P. Sebastián Menéndez, MC
La confianza en Dios tiene como base firme las enseñanzas y principios de la doctrina católica en nuestra vida espiritual. Siempre nos hará bien profundizar en ellas en nuestra reflexión con el fin de convencernos aun más de estas enseñanzas y de ese modo permitirles que se tornen en luminosos criterios para nuestro obrar:
- Dios es nuestro Padre. Comprender que Dios no es sólo quien nos creó, sino que Él es nuestro Padre, a quien Nuestro Señor Jesucristo nos ha instado a llamarlo Abbá, con ese término arameo que era la expresión familiar y cariñosa para designar al padre de la familia. Gozamos de la “filiación adoptiva” (cf. Rm 8,15), somos “hijos en el Hijo”. Ante esto, ¿cómo pensar que un Dios que es Padre a la vez que Omnipotente no buscará por todos los medios nuestro mayor bien? Por eso siempre la actitud más noble y apropiada que se desprende de esta verdad es “abandonarnos” en Dios. Abandono que no es quietismo, sino que nos impele a la acción vigorosa y eficaz. A la vez que ponemos todos los medios para santificarnos, confiamos en su gracia que nos socorrerá y auxiliará. El equilibrio de la espiritualidad ignaciana nos ofrece esa delicada armonía: “Confía en Dios como si todo dependiese de Él y nada de ti, pero al mismo tiempo trabaja como si todo dependiese de ti y nada de Dios” (San Ignacio de Loyola).

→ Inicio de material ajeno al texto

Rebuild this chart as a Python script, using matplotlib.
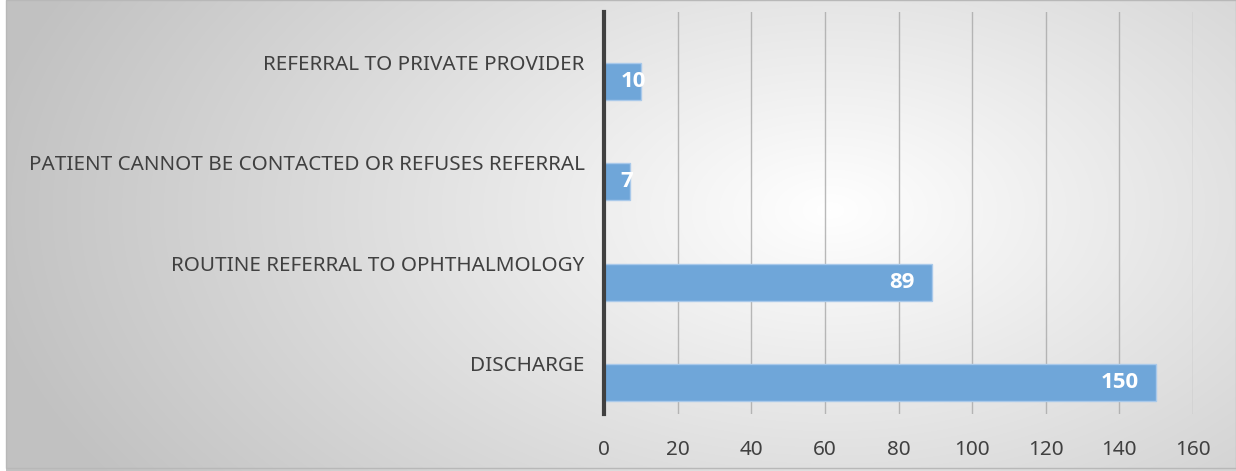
import numpy as np
import matplotlib.pyplot as plt
from matplotlib.patches import Rectangle

# data
categories = ['REFERRAL TO PRIVATE PROVIDER',
              'PATIENT CANNOT BE CONTACTED OR REFUSES REFERRAL',
              'ROUTINE REFERRAL TO OPHTHALMOLOGY',
              'DISCHARGE']
values = [10, 7, 89, 150]
xticks = [0, 20, 40, 60, 80, 100, 120, 140, 160]

plt.rcParams['font.family'] = ['Noto Sans', 'DejaVu Sans']
text_col = '#404040'

W, H = 1236, 471
fig = plt.figure(figsize=(W / 100, H / 100), dpi=100)

# radial grey background
bg = fig.add_axes([0, 0, 1, 1], zorder=0)
yy, xx = np.mgrid[0:H, 0:W]
r = np.sqrt(((xx - 830) / 680.0) ** 2 + ((yy - 210) / 400.0) ** 2)
shade = 1.0 - 0.24 * np.clip(r, 0, 1.25) / 1.25
shade[:, :6] = 1.0
bg.imshow(np.dstack([shade] * 3), aspect='auto', extent=[0, W, H, 0])
bg.add_patch(Rectangle((6, 0), W - 6, H - 3, fill=False, edgecolor='#b8b8b8', lw=1))
bg.set_xlim(0, W)
bg.set_ylim(H, 0)
bg.axis('off')

ax = fig.add_axes([604 / W, (H - 414) / H, (1193 - 604) / W, 402 / H], zorder=1)
ax.patch.set_alpha(0)

ypos = np.arange(len(categories))
bars = ax.barh(ypos + 0.19, values, height=0.37, color='#6fa6d9',
               edgecolor='#a9c9ea', linewidth=1, zorder=3)
for b, v in zip(bars, values):
    yc = b.get_y() + b.get_height() / 2
    if v > 20:
        t = ax.text(v - 4.6, yc, str(v), ha='right', va='center')
    else:
        t = ax.text(4.4, yc, str(v), ha='left', va='center')
    t.set_color('white')
    t.set_fontsize(16)
    t.set_fontfamily(['Open Sans', 'DejaVu Sans'])
    t.set_fontweight('bold')
    t.set_zorder(4)
    t.set_clip_path(b)

ax.set_xlim(0, 160)
ax.set_ylim(3.5, -0.5)
ax.set_xticks(xticks)
ax.set_yticks(ypos)
ax.set_yticklabels(categories)
ax.tick_params(axis='both', length=0, labelsize=14.9, labelcolor=text_col)
ax.tick_params(axis='y', pad=14)
ax.tick_params(axis='x', pad=19)
ax.grid(axis='x', color='#a8a8a8', lw=1, alpha=0.8, zorder=1)
for s in ['top', 'right', 'bottom']:
    ax.spines[s].set_visible(False)
ax.spines['left'].set_color('#404040')
ax.spines['left'].set_linewidth(3)
ax.spines['left'].set_zorder(5)

fig.savefig('out.png', dpi=100)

- Ante Dios somos únicos e irrepetibles. No hemos sido creados “en serie” como anónimos e impersonales frutos de una obra creadora que con mecánica regularidad fue poniendo seres humanos sin rostro en el mundo. Nuestra llamada a la existencia es fruto de una elección personal, de un acto de amor personalizado por el cual Dios nos conoce con toda nuestra individualidad. Esa “identidad” propia es una llamada a descubrir también la misión que Dios ha querido para cada uno de nosotros, es decir, conocer la vocación propia, camino de realización y de entrega a los demás. Hallar para qué me quiere Dios aquí en la tierra es una de las mayores felicidades que podemos tener aquí en nuestro existir terreno, que sin duda debe ser correspondido con la fidelidad de toda una vida.
- Dios nos ha dado talentos para cultivar. La parábola de los talentos (Cf. Mt 25,14-30) se dirige en su enseñanza a todos los hombres. Todos hemos recibido un talento o capacidad a desarrollar como un tributo al Creador y en bien de los demás. Convencernos de esta verdad nos impulsará a discernir confiadamente cuáles son esas potencialidades que estamos llamados a cultivar de modo serio, perseverante y esperanzado.
- Dios busca un diálogo personal con cada uno en la oración. La oración cristiana es un diálogo. Es abrirse a Dios que nos habla y nos escucha. Comprender bien la naturaleza de la oración cristiana nos brinda una base firme para ir creciendo en esa intimidad con Él. La oración además nos permite llegar a ámbitos paradójicos: Aun en las derrotas o debilidades la confianza debe distinguirnos. Cuando todo el panorama que tengamos frente sea desolador es cuando más debe brillar nuestra Confianza en Dios. En tal momento la confianza es inmensamente meritoria. La esperanza sobrenatural se asienta sobre las ruinas de las esperanzas humanas.
- Jesucristo ha vencido. Al final, la victoria será de quien permanezca fiel a Dios. La victoria final de Nuestro Señor y del Inmaculado Corazón de María es una verdad de fe más que luminosa que nos sostiene enérgicos y entusiastas en la batalla por hacer que Cristo reine. Es nuestra mayor fuente de confianza y aliento. Dios no contará nuestras victorias, sino nuestras cicatrices y nuestra perseverancia en habernos levantado siempre para volver una y otra vez a ocupar nuestro lugar en el campo de batalla por la gloria de Dios.
Siempre será verdad: “el que confía en el Señor no será defraudado” (Rm 10,11).